Cloth masks are readily available for purchase online, but shop around as some vendors only offer one or two layers of cloth or add pointless bells and whistles to make them sound extra effective and drive up the price. No matter how appealing it sounds, a cloth mask impregnated with essential oils or with a cross weaving of copper thread, is no more effective than a well fitted three layer cloth mask. 

Masks with exhalation vents are not recommended at all, as the vent allows droplets to escape, essentially rendering them useless when it comes to protecting other people. Outside of healthcare settings, there is no need to wear a P2 or N95 mask, and these are best reserved for medical professionals.

For people unable to wear a mask for a valid reason, a face shield may be an appropriate substitute. For a face shield to be effective it must wrap around the sides of the face and extend to below the chin. Reusable face shields should be cleaned and disinfected after each use and single use face shields should never be reused. 

Can I Make My Own Mask?

You can absolutely craft your own homemade masks.

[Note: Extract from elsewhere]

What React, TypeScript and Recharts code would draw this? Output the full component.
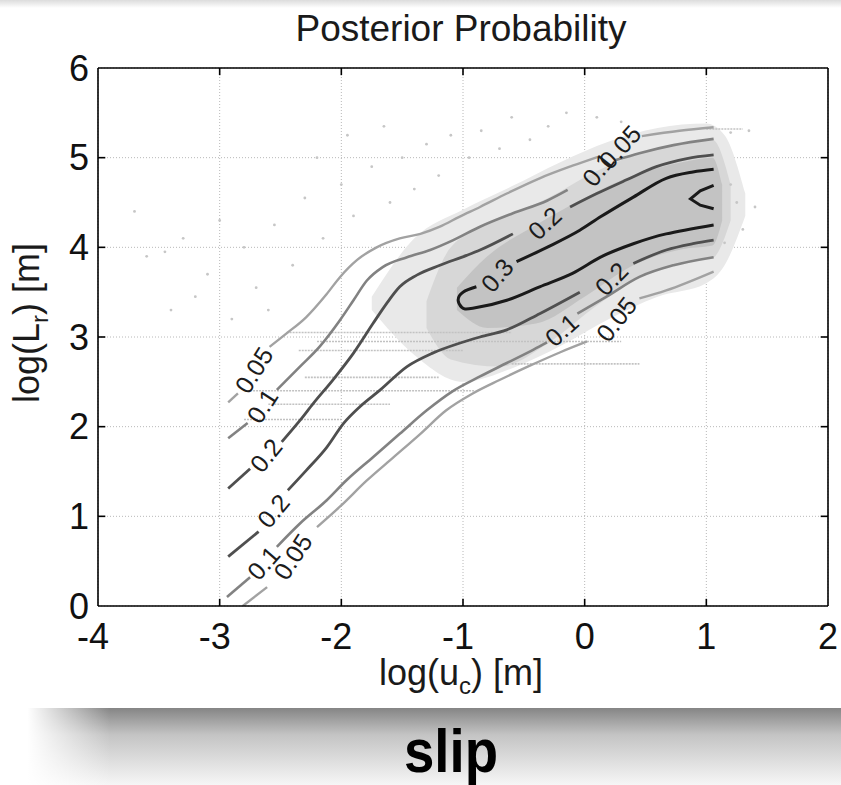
import React from "react";
import {
  Area,
  CartesianGrid,
  ComposedChart,
  Line,
  ReferenceLine,
  Scatter,
  XAxis,
  YAxis,
} from "recharts";

// axes
const xTicks = [-4, -3, -2, -1, 0, 1, 2];
const yTicks = [0, 1, 2, 3, 4, 5, 6];

// contour segments, [log(u_c), log(L_r)]
const up05a = [[-2.93, 2.27], [-2.85, 2.37]];
const up05b = [[-2.59, 2.89], [-2.45, 3.04], [-2.29, 3.22], [-2.12, 3.48], [-2.01, 3.67], [-1.87, 3.86], [-1.71, 4.0], [-1.52, 4.1], [-1.35, 4.15], [-1.19, 4.23], [-1.03, 4.34], [-0.86, 4.45], [-0.64, 4.6], [-0.37, 4.77], [-0.1, 4.91], [0.11, 5.01]];
const up05c = [[0.47, 5.24], [0.78, 5.3], [1.06, 5.34]];

const up1a = [[-2.93, 1.87], [-2.77, 2.04]];
const up1b = [[-2.53, 2.41], [-2.34, 2.67], [-2.18, 2.89], [-2.01, 3.19], [-1.9, 3.41], [-1.79, 3.63], [-1.66, 3.78], [-1.46, 3.89], [-1.27, 3.97], [-1.08, 4.08], [-0.86, 4.23], [-0.59, 4.38], [-0.31, 4.52], [-0.14, 4.64]];
const up1c = [[0.25, 4.97], [0.45, 5.05], [0.73, 5.14], [1.06, 5.21]];

const up2a = [[-2.93, 1.31], [-2.75, 1.53]];
const up2b = [[-2.49, 1.83], [-2.34, 2.07], [-2.23, 2.26], [-2.07, 2.52], [-1.9, 2.82], [-1.74, 3.15], [-1.63, 3.37], [-1.52, 3.56], [-1.38, 3.69], [-1.19, 3.8], [-0.97, 3.91], [-0.86, 3.97], [-0.59, 4.15]];
const up2c = [[-0.12, 4.45], [0.1, 4.6], [0.34, 4.75], [0.59, 4.9], [0.84, 4.99], [1.06, 5.03]];

const up3 = [[-0.56, 3.84], [-0.31, 4.0], [-0.04, 4.19], [0.13, 4.34], [0.4, 4.56], [0.67, 4.77], [0.89, 4.84], [1.06, 4.87]];
const lo3 = [[-0.89, 3.56], [-1.0, 3.5], [-1.04, 3.41], [-1.01, 3.33], [-0.92, 3.32], [-0.64, 3.41], [-0.37, 3.56], [-0.1, 3.71], [0.13, 3.89], [0.4, 4.04], [0.67, 4.15], [1.06, 4.25]];
const peak4 = [[1.06, 4.69], [0.95, 4.63], [0.87, 4.54], [0.95, 4.47], [1.06, 4.43]];

const lo2a = [[-2.93, 0.55], [-2.68, 0.83]];
const lo2b = [[-2.44, 1.29], [-2.29, 1.51], [-2.12, 1.77], [-1.98, 2.04], [-1.85, 2.22], [-1.68, 2.41], [-1.46, 2.67], [-1.25, 2.82], [-1.03, 2.93], [-0.86, 3.0], [-0.64, 3.08], [-0.37, 3.26], [-0.04, 3.5]];
const lo2c = [[0.4, 3.82], [0.67, 3.97], [0.89, 4.04], [1.06, 4.08]];

const lo1a = [[-2.94, 0.1], [-2.75, 0.32]];
const lo1b = [[-2.53, 0.66], [-2.34, 0.92], [-2.12, 1.18], [-1.96, 1.4], [-1.74, 1.66], [-1.52, 1.92], [-1.3, 2.18], [-1.08, 2.4], [-0.86, 2.56], [-0.64, 2.71], [-0.42, 2.86], [-0.31, 2.94]];
const lo1c = [[-0.06, 3.26], [0.18, 3.45], [0.45, 3.67], [0.73, 3.8], [1.06, 3.89]];

const lo05a = [[-2.81, 0.0], [-2.61, 0.21]];
const lo05b = [[-2.2, 0.88], [-2.01, 1.11], [-1.79, 1.4], [-1.57, 1.66], [-1.35, 1.92], [-1.14, 2.18], [-0.92, 2.37], [-0.7, 2.52], [-0.45, 2.68], [-0.2, 2.83], [0.02, 2.95]];
const lo05c = [[0.45, 3.43], [0.67, 3.52], [1.06, 3.73]];

// contour labels: x, y, text, angle
const labelX = [-2.72, -2.65, -2.62, -2.56, -2.64, -2.4, -0.72, -0.33, 0.11, 0.29, 0.22, -0.19, 0.26];
const labelY = [2.63, 2.23, 1.68, 1.06, 0.48, 0.55, 3.69, 4.27, 4.87, 5.12, 3.65, 3.08, 3.2];
const labelText = ["0.05", "0.1", "0.2", "0.2", "0.1", "0.05", "0.3", "0.2", "0.1", "0.05", "0.2", "0.1", "0.05"];
const labelAngle = [-58, -57, -51, -50, -49, -57, -49, -43, -52, -48, -46, -42, -52];

// density cloud of samples: x, [low, high]
const outerX = [-1.75, -1.4, -1.0, -0.6, -0.2, 0.2, 0.6, 1.0, 1.15, 1.32];
const outerLo = [3.3, 2.8, 2.5, 2.65, 2.9, 3.2, 3.45, 3.6, 3.8, 4.35];
const outerHi = [3.45, 4.1, 4.42, 4.68, 4.95, 5.18, 5.33, 5.38, 5.25, 4.6];
const midX = [-1.3, -1.1, -0.7, -0.3, 0.1, 0.5, 0.9, 1.05, 1.2];
const midLo = [3.1, 2.75, 2.67, 2.93, 3.35, 3.7, 3.85, 3.88, 4.3];
const midHi = [3.4, 4.0, 4.31, 4.55, 4.85, 5.07, 5.17, 5.2, 4.7];
const coreX = [-1.05, -0.8, -0.4, 0.0, 0.4, 0.8, 1.05, 1.13];
const coreLo = [3.3, 3.1, 3.15, 3.45, 3.8, 3.98, 4.02, 4.3];
const coreHi = [3.55, 3.9, 4.25, 4.55, 4.8, 4.95, 5.0, 4.7];

// sparse samples
const dotX = [-3.6, -3.45, -3.3, -3.1, -3.0, -2.8, -2.7, -2.55, -2.4, -2.3, -2.15, -2.0, -1.9, -1.75, -1.6, -1.5, -1.4, -1.3, -1.2, -1.1, -0.95, -0.85, -0.7, -0.6, -0.45, -0.3, -0.15, 0.1, 0.3, -3.4, -3.2, -2.9, -2.6, -3.7, -2.2, -1.95, -1.65, 1.2, 1.3, 1.15, 1.25, 1.4, 1.35, 1.2];
const dotY = [3.9, 3.95, 4.1, 3.7, 4.3, 4.0, 3.55, 4.25, 3.8, 4.55, 4.1, 4.7, 4.35, 4.9, 4.5, 5.0, 4.65, 5.15, 4.8, 5.25, 5.0, 5.3, 5.1, 5.45, 5.2, 5.35, 5.5, 5.45, 5.4, 3.3, 3.45, 3.2, 3.3, 4.4, 5.0, 5.25, 5.35, 4.7, 4.2, 4.05, 4.5, 4.45, 5.3, 5.28];

// horizontal streaks of samples: y, x from, x to
const streakY = [3.05, 2.95, 2.85, 2.7, 2.55, 2.4, 2.25, 2.08, 5.32];
const streakX0 = [-2.45, -2.2, -2.35, -0.6, -2.3, -2.75, -2.6, -2.8, 1.0];
const streakX1 = [-0.6, 0.3, -1.0, 0.45, -1.2, -0.9, -1.6, -2.0, 1.3];

const C05 = "#a2a2a2";
const C1 = "#828282";
const C2 = "#4f4f4f";
const C3 = "#1a1a1a";

const pts = (a: number[][]) => a.map(([x, y]) => ({ x, y }));
const band = (xs: number[], lo: number[], hi: number[]) =>
  xs.map((x, i) => ({ x, range: [lo[i], hi[i]] }));

const segments: { d: number[][]; c: string; w: number; t: any }[] = [
  { d: up05a, c: C05, w: 2.4, t: "monotone" },
  { d: up05b, c: C05, w: 2.4, t: "monotone" },
  { d: up05c, c: C05, w: 2.4, t: "monotone" },
  { d: lo05a, c: C05, w: 2.4, t: "monotone" },
  { d: lo05b, c: C05, w: 2.4, t: "monotone" },
  { d: lo05c, c: C05, w: 2.4, t: "monotone" },
  { d: up1a, c: C1, w: 2.6, t: "monotone" },
  { d: up1b, c: C1, w: 2.6, t: "monotone" },
  { d: up1c, c: C1, w: 2.6, t: "monotone" },
  { d: lo1a, c: C1, w: 2.6, t: "monotone" },
  { d: lo1b, c: C1, w: 2.6, t: "monotone" },
  { d: lo1c, c: C1, w: 2.6, t: "monotone" },
  { d: up2a, c: C2, w: 2.8, t: "monotone" },
  { d: up2b, c: C2, w: 2.8, t: "monotone" },
  { d: up2c, c: C2, w: 2.8, t: "monotone" },
  { d: lo2a, c: C2, w: 2.8, t: "monotone" },
  { d: lo2b, c: C2, w: 2.8, t: "monotone" },
  { d: lo2c, c: C2, w: 2.8, t: "monotone" },
  { d: up3, c: C3, w: 3, t: "monotone" },
  { d: lo3, c: C3, w: 3, t: "natural" },
  { d: peak4, c: C3, w: 3, t: "linear" },
];

const FONT = "'Liberation Sans', Arial, Helvetica, sans-serif";

const labelData = labelX.map((x, i) => ({ x, y: labelY[i], text: labelText[i], angle: labelAngle[i] }));
const dotData = dotX.map((x, i) => ({ x, y: dotY[i] }));

const ContourLabel = (p: any) => (
  <text
    x={p.cx}
    y={p.cy}
    transform={`rotate(${p.payload.angle} ${p.cx} ${p.cy})`}
    textAnchor="middle"
    dominantBaseline="central"
    fontSize={25}
    fontFamily={FONT}
    fill="#1c1c1c"
  >
    {p.payload.text}
  </text>
);

const Speck = (p: any) => <circle cx={p.cx} cy={p.cy} r={1.4} fill="#c6c6c6" />;

// matlab draws the negative labels a little left of the tick
const XTick = (p: any) => (
  <text
    x={p.x + (p.payload.value < 0 ? -5 : 0)}
    y={p.y}
    dy="0.71em"
    textAnchor="middle"
    fontSize={36}
    fontFamily={FONT}
    fill="#111"
  >
    {p.payload.value}
  </text>
);

export default function App() {
  return (
    <div
      style={{
        position: "absolute",
        left: 0,
        top: 0,
        width: 841,
        height: 785,
        background: "#fff",
        overflow: "hidden",
      }}
    >
      <ComposedChart width={841} height={700} margin={{ top: 68, right: 13, bottom: 44, left: 0 }}>
        <CartesianGrid stroke="#b8b8b8" strokeDasharray="1 2" />
        <XAxis
          type="number"
          dataKey="x"
          domain={[-4, 2]}
          ticks={xTicks}
          allowDataOverflow
          height={50}
          tickLine={false}
          tickSize={0}
          tickMargin={17}
          axisLine={{ stroke: "#000", strokeWidth: 1.6 }}
          tick={<XTick />}
        />
        <YAxis
          type="number"
          dataKey="y"
          domain={[0, 6]}
          ticks={yTicks}
          allowDataOverflow
          width={98}
          tickLine={false}
          tickSize={0}
          tickMargin={9}
          axisLine={{ stroke: "#000", strokeWidth: 1.6 }}
          tick={{ fontSize: 36, fill: "#111", fontFamily: FONT }}
        />

        <Area data={band(outerX, outerLo, outerHi)} dataKey="range" type="monotone" fill="#e9e9e9" fillOpacity={1} stroke="none" isAnimationActive={false} />
        <Area data={band(midX, midLo, midHi)} dataKey="range" type="monotone" fill="#d7d7d7" fillOpacity={1} stroke="none" isAnimationActive={false} />
        <Area data={band(coreX, coreLo, coreHi)} dataKey="range" type="monotone" fill="#c3c3c3" fillOpacity={1} stroke="none" isAnimationActive={false} />

        {streakY.map((y, i) => (
          <Line
            key={"s" + i}
            data={[{ x: streakX0[i], y }, { x: streakX1[i], y }]}
            dataKey="y"
            type="linear"
            stroke="#c2c2c2"
            strokeWidth={1.6}
            strokeDasharray="2 1"
            dot={false}
            activeDot={false}
            isAnimationActive={false}
          />
        ))}
        <Scatter data={dotData} shape={Speck} isAnimationActive={false} />

        {segments.map((s, i) => (
          <Line
            key={"c" + i}
            data={pts(s.d)}
            dataKey="y"
            type={s.t}
            stroke={s.c}
            strokeWidth={s.w}
            dot={false}
            activeDot={false}
            isAnimationActive={false}
          />
        ))}
        <Scatter data={labelData} shape={ContourLabel} isAnimationActive={false} />

        <ReferenceLine y={6} stroke="#000" strokeWidth={1.6} ifOverflow="visible" />
        <ReferenceLine x={2} stroke="#000" strokeWidth={1.6} ifOverflow="visible" />
        {xTicks.slice(1, -1).map((t) => (
          <ReferenceLine key={"xb" + t} segment={[{ x: t, y: 0 }, { x: t, y: 0.08 }]} stroke="#000" strokeWidth={1.6} />
        ))}
        {xTicks.slice(1, -1).map((t) => (
          <ReferenceLine key={"xt" + t} segment={[{ x: t, y: 6 }, { x: t, y: 5.92 }]} stroke="#000" strokeWidth={1.6} />
        ))}
        {yTicks.slice(1, -1).map((t) => (
          <ReferenceLine key={"yl" + t} segment={[{ x: -4, y: t }, { x: -3.94, y: t }]} stroke="#000" strokeWidth={1.6} />
        ))}
        {yTicks.slice(1, -1).map((t) => (
          <ReferenceLine key={"yr" + t} segment={[{ x: 2, y: t }, { x: 1.94, y: t }]} stroke="#000" strokeWidth={1.6} />
        ))}
      </ComposedChart>

      <svg
        width={841}
        height={785}
        style={{ position: "absolute", left: 0, top: 0, pointerEvents: "none" }}
        fontFamily={FONT}
      >
        <defs>
          <linearGradient id="topStrip" x1="0" y1="0" x2="0" y2="1">
            <stop offset="0" stopColor="#dcdcdc" />
            <stop offset="1" stopColor="#ffffff" />
          </linearGradient>
          <linearGradient id="banner" x1="0" y1="0" x2="0" y2="1">
            <stop offset="0" stopColor="#858585" />
            <stop offset="0.35" stopColor="#c4c4c4" />
            <stop offset="1" stopColor="#f6f6f6" />
          </linearGradient>
          <linearGradient id="leftFade" x1="0" y1="0" x2="1" y2="0">
            <stop offset="0.25" stopColor="#ffffff" stopOpacity={1} />
            <stop offset="1" stopColor="#ffffff" stopOpacity={0} />
          </linearGradient>
        </defs>
        <rect x={0} y={0} width={841} height={8} fill="url(#topStrip)" />
        <rect x={0} y={708} width={841} height={77} fill="url(#banner)" />
        <rect x={0} y={700} width={110} height={85} fill="url(#leftFade)" />

        <text x={461} y={41} textAnchor="middle" fontSize={37} fill="#1a1a1a">
          Posterior Probability
        </text>
        <text x={461} y={685} textAnchor="middle" fontSize={36} fill="#1a1a1a">
          log(u<tspan dy={9} fontSize={24}>c</tspan>
          <tspan dy={-9}>) [m]</tspan>
        </text>
        <text
          x={39}
          y={323}
          textAnchor="middle"
          fontSize={36}
          fill="#1a1a1a"
          transform="rotate(-90 39 323)"
        >
          log(L<tspan dy={9} fontSize={24}>r</tspan>
          <tspan dy={-9}>) [m]</tspan>
        </text>
        <text
          transform="translate(451 772) scale(0.88 1)"
          textAnchor="middle"
          fontSize={62}
          fontWeight="bold"
          fill="#000"
        >
          slip
        </text>
      </svg>
    </div>
  );
}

Ensuring that you have the three recommended layers and that there is enough material to cover your mouth and nose with a tight fit may take a little bit of experimentation, but there are a number of guides on how to make fabric face masks online to help you on your way, such as:

  1. How to make a cloth mask - a straightforward guide by the Australian Government
  2. Tips on how to sew a three-layer fabric mask - a short WHO video with tips on how to make a three-layer mask.
  3. How to make your own face covering - a quick CDC video showing how to make a no-sew mask.

There are also a huge number of free PDF patterns available online, as well as numerous in depth youtube tutorials for sewing masks if you are interested in trying different patterns or ensuring the best fit.

A scarf or bandana can be used as an ad-hoc face covering but it won’t be as effective as a mask.

How Should I Wear My Mask?

Depending on the style of mask you are using, you may need to take a different approach to putting on and fitting your mask.

Surgical/disposable masks

  • Before you put on your mask, make sure to observe proper hand hygiene by washing your hands with soap and water for at least 20 seconds, or wash your hands with an alcohol based hand sanitiser.
  • Check your disposable mask for any irregularities or tears. If none are present, ensure that you have the mask the right way up. This can usually be done by making sure the bendable nose bridge is on the top edge of the mask. 
  • Avoid touching the mask as much as you can. Hold the mask by the bindings if you can.
  • If the mask has ear loops, place them over your ears. If it has ties, tie the top set first and then the bottom set. If it uses elastic bands, pull the bottom band over your head and down to the base of your skull/the nape of your neck before pulling the top band down to get a good fit.
  • Once the mask is in place, mould the bridge around your nose and pull the bottom of the mask down over your mouth and chin. Make sure the mask fits your face snugly.
  • Once it is in place, try to avoid touching the mask. 
  • Dispose of the mask once you have used it. Although reusing a mask offers better protection than no mask at all, it is definitely not recommended.

Cloth masks

  • As with disposable masks, you should wash your hands for at least 20 seconds in soap and water or use an alcohol based hand sanitiser before putting on a cloth mask.
  • A cloth mask should fit snugly to the face, covering the nose and mouth without any loose sides or openings.
  • Cloth masks should be washed frequently, so having more than one cloth mask is advisable. Most cloth masks can be washed along with clothing in a regular washing cycle and tumble dried. If possible, drying a mask in direct sunlight is recommended.
  • Keep an eye on the integrity of a cloth mask, as repeat washing may cause wear and tear leading to rips or holes in the mask.

If you are suffering any of the symptoms of COVID-19 , schedule an appointment with a doctor for a test.


Even if you’re not showing any symptoms, wearing a mask and maintaining social distancing is one of the best ways you can help slow the spread of the coronavirus.